Olsen v. Harbison: Litigation Privilege Bars Fee Claim by One Co-counsel Against the Other


The California Court of Appeal has published another decision pertaining to the division of fees between attorneys who jointly represent a client. On this occasion, the Court of Appeal held that one of the attorneys was not required to share the fee with the other attorney who had been fired by the client.

A client retained an attorney to represent her in a personal injury action. After filing the action, the attorney engaged another lawyer to help him prosecute the case. The client signed a fee agreement acknowledging the agreement between the attorneys as to how they would split the fees. Shortly thereafter, the client fired her initial lawyer. The second lawyer prosecuted the case to a settlement of $775,000, whereupon the initial lawyer sued his former co-counsel for his share of the fees.

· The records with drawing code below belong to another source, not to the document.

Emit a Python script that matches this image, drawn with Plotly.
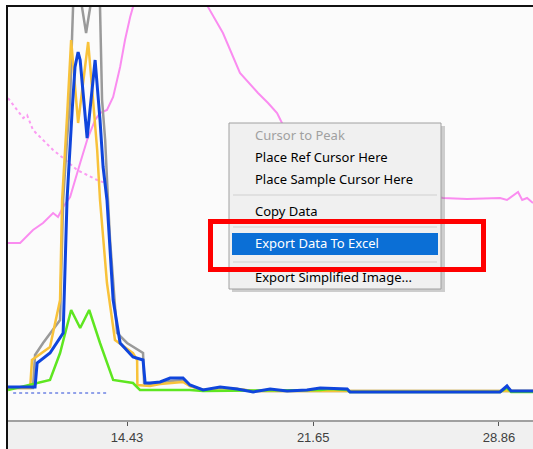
import plotly.graph_objects as go

# ---- data (x in minutes, y in signal units) ----
tick_vals = [14.43, 21.65, 28.86]
tick_text = ["14.43", "21.65", "28.86"]

gray_x = [9.81, 10.78, 10.86, 11.17, 11.83, 11.95, 12.10, 12.22, 12.30, 12.37, 12.61, 12.68, 12.84, 13.00, 13.19, 13.38, 13.46, 13.58, 13.69, 13.77, 14.04, 14.43, 15.05, 15.09, 15.32, 16.10, 16.60, 16.87, 17.38, 18.04, 18.70, 19.32, 30.18]
gray_y = [2, 2, 35, 47, 70, 190, 250, 290, 357, 410, 430, 383, 357, 383, 430, 383, 290, 250, 190, 150, 57, 47, 37, 7, 6, 9, 10, 4, 0, 2, 1, -1, -1]

orange_x = [9.81, 10.67, 10.74, 11.44, 11.83, 11.91, 12.10, 12.22, 12.26, 12.53, 12.92, 13.11, 13.27, 13.38, 13.65, 13.96, 14.66, 14.82, 14.83, 15.32, 15.71, 16.60, 16.87, 17.38, 18.04, 18.70, 19.32, 30.18]
orange_y = [2, 2, 30, 43, 90, 190, 273, 340, 350, 267, 348, 290, 240, 190, 107, 50, 37, 30, 5, 4, 6, 8, 4, 0, 2, 1, -1, -1]

green_x = [9.81, 10.94, 11.44, 11.83, 12.26, 12.61, 12.96, 13.38, 13.89, 14.66, 14.93, 16.87, 17.38, 21.92, 22.30, 22.97, 23.08, 28.90, 29.17, 29.33, 30.18]
green_y = [0, 7, 10, 37, 80, 62, 80, 47, 10, 7, 0, 0, -1, 0, 1, 0, -2, -2, 2, -2, -2]

blue_x = [9.81, 10.86, 10.94, 11.44, 11.95, 12.10, 12.30, 12.41, 12.53, 12.61, 12.88, 13.19, 13.38, 13.50, 13.65, 13.89, 14.16, 14.66, 15.05, 15.13, 15.32, 15.71, 16.10, 16.60, 16.87, 17.38, 18.04, 18.70, 19.32, 19.98, 20.64, 21.41, 21.92, 22.97, 23.08, 28.90, 29.17, 29.33, 30.18]
blue_y = [3, 3, 27, 37, 57, 190, 280, 323, 338, 330, 252, 330, 270, 223, 190, 90, 47, 33, 30, 7, 7, 8, 12, 12, 5, 0, 3, 1, -2, 1, -1, 0, 2, 1, -2, -2, 4, -1, -1]

pink_x = [9.81, 10.28, 10.78, 11.17, 11.56, 11.75, 11.95, 12.22, 12.61, 12.88, 13.19, 13.38, 13.65, 13.89, 14.16, 14.35, 14.55, 14.66, 14.93, 17.26, 17.57, 18.15, 18.81, 19.51, 19.90, 20.25, 20.44, 21.14, 23.08, 25.02, 26.69, 27.62, 28.90, 29.17, 29.60, 29.76, 29.95, 30.18]
pink_y = [147, 147, 160, 167, 177, 173, 183, 193, 227, 250, 270, 277, 280, 293, 323, 350, 373, 383, 420, 420, 383, 357, 317, 297, 287, 277, 267, 240, 215, 200, 192, 191, 192, 190, 198, 190, 192, 187]

pinkdot_x = [9.81, 10.16, 10.40, 10.55, 10.78, 11.17, 11.56, 11.95, 12.49, 12.88, 13.27, 13.58]
pinkdot_y = [292, 280, 272, 275, 260, 250, 240, 232, 220, 215, 210, 207]

base_x = [10.01, 13.65]
base_y = [-3, -3]

menu_items = ["Cursor to Peak", "Place Ref Cursor Here", "Place Sample Cursor Here",
              "Copy Data", "Export Data To Excel", "Export Simplified Image..."]

# ---- figure ----
W, H = 533, 449
L, R, T, B = 8, 0, 7, 29
PW, PH = W - L - R, H - T - B
X_RANGE = [9.81, 30.18]


def px(x):
    return (x - L) / PW


def py(y):
    return (H - B - y) / PH


fig = go.Figure()
fig.add_trace(go.Scatter(x=pinkdot_x, y=pinkdot_y, mode="lines",
                         line=dict(color="#fb9bf2", width=2, dash="dot")))
fig.add_trace(go.Scatter(x=pink_x, y=pink_y, mode="lines",
                         line=dict(color="#fa8cf0", width=2)))
fig.add_trace(go.Scatter(x=gray_x, y=gray_y, mode="lines",
                         line=dict(color="#9a9a9a", width=2.5)))
fig.add_trace(go.Scatter(x=orange_x, y=orange_y, mode="lines",
                         line=dict(color="#f8c23a", width=2.5)))
fig.add_trace(go.Scatter(x=green_x, y=green_y, mode="lines",
                         line=dict(color="#5ee620", width=2.5)))
fig.add_trace(go.Scatter(x=blue_x, y=blue_y, mode="lines",
                         line=dict(color="#0f45dc", width=3)))
fig.add_trace(go.Scatter(x=base_x, y=base_y, mode="lines",
                         line=dict(color="#2848d8", width=1, dash="3px,3px")))
# invisible helper trace so the top frame axis is drawn
fig.add_trace(go.Scatter(x=base_x, y=base_y, mode="lines", xaxis="x2",
                         line=dict(color="rgba(0,0,0,0)", width=0), hoverinfo="skip"))

shapes = []
# bottom axis strip
shapes.append(dict(type="rect", xref="paper", yref="paper", x0=0, x1=1,
                   y0=py(H), y1=py(421), fillcolor="#f0f0f0", line_width=0, layer="below"))
# black frame continuation on the left of the axis strip
shapes.append(dict(type="line", xref="paper", yref="paper", x0=px(7), x1=px(7),
                   y0=py(H), y1=py(419), line=dict(color="#111111", width=2), layer="above"))
# menu shadow
shapes.append(dict(type="rect", xref="paper", yref="paper", x0=px(232), x1=px(445),
                   y0=py(292), y1=py(126), fillcolor="rgba(120,120,120,0.35)", line_width=0, layer="above"))
# menu body
shapes.append(dict(type="rect", xref="paper", yref="paper", x0=px(229), x1=px(441),
                   y0=py(289), y1=py(123), fillcolor="#f0f0f0",
                   line=dict(color="#a0a0a0", width=1), layer="above"))
# separators
for sy in (195, 227, 262):
    shapes.append(dict(type="line", xref="paper", yref="paper", x0=px(233), x1=px(437),
                       y0=py(sy), y1=py(sy), line=dict(color="#d0d0d0", width=1), layer="above"))
# highlight
shapes.append(dict(type="rect", xref="paper", yref="paper", x0=px(232), x1=px(438),
                   y0=py(255), y1=py(233), fillcolor="#0b6fd6", line_width=0, layer="above"))
# red box
shapes.append(dict(type="rect", xref="paper", yref="paper", x0=px(210.5), x1=px(483.5),
                   y0=py(269.5), y1=py(221.5), fillcolor="rgba(0,0,0,0)",
                   line=dict(color="#ff0000", width=5), layer="above"))

item_y = [135, 157, 179, 211, 243, 277]
item_col = ["#a0a0a0", "#000000", "#000000", "#000000", "#ffffff", "#000000"]
annotations = []
for t, yy, c in zip(menu_items, item_y, item_col):
    annotations.append(dict(text=t, xref="paper", yref="paper", x=px(253), y=py(yy),
                            xanchor="left", yanchor="middle", showarrow=False,
                            font=dict(family="Noto Sans", size=13, color=c)))

fig.update_layout(
    width=W, height=H,
    margin=dict(l=L, r=R, t=T, b=B),
    paper_bgcolor="#ffffff", plot_bgcolor="#fbfbfb",
    showlegend=False,
    shapes=shapes, annotations=annotations,
    xaxis=dict(range=X_RANGE, tickvals=tick_vals, ticktext=tick_text,
               ticks="outside", ticklen=4, tickcolor="#555", tickwidth=1,
               showgrid=False, zeroline=False, showline=True, linecolor="#a0a0a0",
               linewidth=2, tickfont=dict(family="Liberation Sans", size=13, color="#404040")),
    xaxis2=dict(range=X_RANGE, overlaying="x", side="top", showline=True,
                linecolor="#111111", linewidth=2, showticklabels=False, ticks="",
                showgrid=False, zeroline=False),
    yaxis=dict(range=[-30, 383], showline=True, linecolor="#111111", linewidth=2,
               showticklabels=False, ticks="", showgrid=False, zeroline=False),
)

fig.write_html("out.html", config={"displayModeBar": False},
               post_script="document.body.style.margin='0';document.body.style.padding='0';")
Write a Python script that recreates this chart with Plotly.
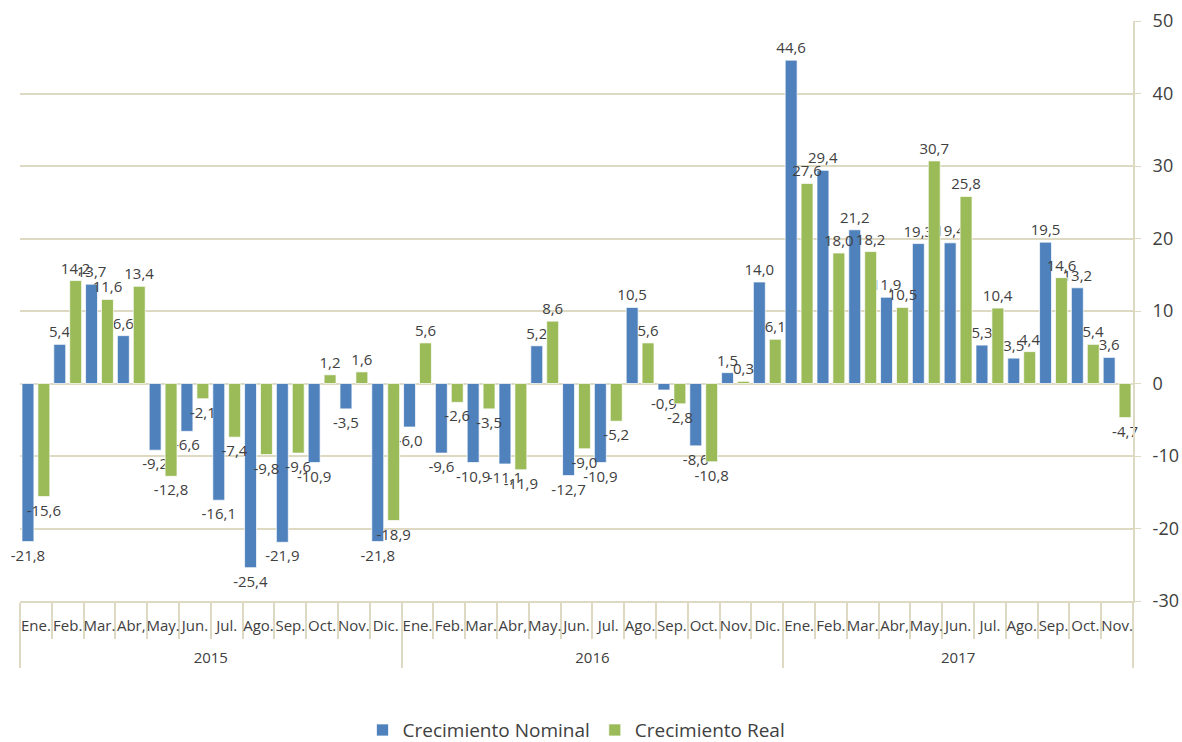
import plotly.graph_objects as go

# months and years for the multicategory axis
years = ["2015"] * 12 + ["2016"] * 12 + ["2017"] * 11
months = ["Ene.", "Feb.", "Mar.", "Abr,", "May.", "Jun.", "Jul.", "Ago.", "Sep.", "Oct.", "Nov.", "Dic."]
month_labels = months * 2 + months[:11]

nominal = [
    -21.8, 5.4, 13.7, 6.6, -9.2, -6.6, -16.1, -25.4, -21.9, -10.9, -3.5, -21.8,
    -6.0, -9.6, -10.9, -11.1, 5.2, -12.7, -10.9, 10.5, -0.9, -8.6, 1.5, 14.0,
    44.6, 29.4, 21.2, 11.9, 19.3, 19.4, 5.3, 3.5, 19.5, 13.2, 3.6,
]
real = [
    -15.6, 14.2, 11.6, 13.4, -12.8, -2.1, -7.4, -9.8, -9.6, 1.2, 1.6, -18.9,
    5.6, -2.6, -3.5, -11.9, 8.6, -9.0, -5.2, 5.6, -2.8, -10.8, 0.3, 6.1,
    27.6, 18.0, 18.2, 10.5, 30.7, 25.8, 10.4, 4.4, 14.6, 5.4, -4.7,
]

y_ticks = [-30, -20, -10, 0, 10, 20, 30, 40, 50]

BLUE = "#4F81BD"
GREEN = "#9BBB59"
GRID = "#DDD9C3"
TEXT = "#404040"

# the year row sits one line lower than plotly puts it by default
year_labels = ["<br>" + y for y in years]


def fmt(v):
    # plain hyphen and decimal comma, like the source
    return f"{v:.1f}".replace(".", ",")


fig = go.Figure()
for name, vals, color in [("Crecimiento Nominal", nominal, BLUE), ("Crecimiento Real", real, GREEN)]:
    fig.add_trace(go.Bar(
        x=[year_labels, month_labels],
        y=vals,
        name=name,
        marker=dict(color=color, line=dict(color="rgba(255,255,255,0.7)", width=1)),
        text=[fmt(v) for v in vals],
        textposition="outside",
        constraintext="none",
        cliponaxis=False,
        textfont=dict(size=15, color=TEXT),
    ))

fig.update_layout(
    width=1182,
    height=742,
    margin=dict(l=20, r=49, t=21, b=141),
    paper_bgcolor="white",
    plot_bgcolor="white",
    font=dict(family="Open Sans", color=TEXT),
    barmode="group",
    bargap=0.0,
    bargroupgap=0.25,
    legend=dict(
        orientation="h",
        x=0.5, xanchor="center",
        yref="container", y=0.016, yanchor="middle",
        font=dict(size=19, color=TEXT),
        itemwidth=30,
    ),
)

fig.update_yaxes(
    range=[-30, 50],
    tickvals=y_ticks,
    ticktext=[str(t) for t in y_ticks],
    side="right",
    automargin=False,
    showgrid=True,
    gridcolor=GRID,
    gridwidth=2,
    zeroline=True,
    zerolinecolor=GRID,
    zerolinewidth=2,
    showline=True,
    linecolor=GRID,
    linewidth=2,
    ticks="outside",
    ticklen=6,
    tickcolor=GRID,
    ticklabelstandoff=8,
    ticklabeloverflow="allow",
    tickfont=dict(size=18, color=TEXT),
)
fig.update_xaxes(
    type="multicategory",
    automargin=False,
    tickangle=0,
    showline=True,
    linecolor=GRID,
    linewidth=2,
    ticks="outside",
    tickson="boundaries",
    ticklen=36,
    tickcolor=GRID,
    tickwidth=2,
    ticklabelstandoff=10,
    showdividers=True,
    dividercolor=GRID,
    dividerwidth=2,
    tickfont=dict(size=15, color=TEXT),
)

# drop the default body margin so the figure fills the window exactly
fig.write_html(
    "out.html",
    config={"displayModeBar": False},
    post_script="document.body.style.margin = '0';",
)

The trial court rejected each theory alleged by the aggrieved attorney, which included quantum meruit, breach of contract, fraud and deceit, intentional interference with contractual relationship and imposition of constructive trust. In an opinion ordered published on December 28, 2010, the California Court of Appeal (Third Appellate District) affirmed in all respects. Olsen v. Harbison, 10 C.D.O.S. 16041.

As to the quantum meruit claim, the Court of Appeal held that any such claim should have been brought against the client, as the services at issue were rendered to the client, not the co-counsel. Although there have been cases approving a quantum meruit action between co-counsel, that was in situations in which the client had not approved the fee agreement. When the client had in effect a direct relationship with both lawyers and had approved their fee agreement, a claim for quantum meruit must be directed against the client.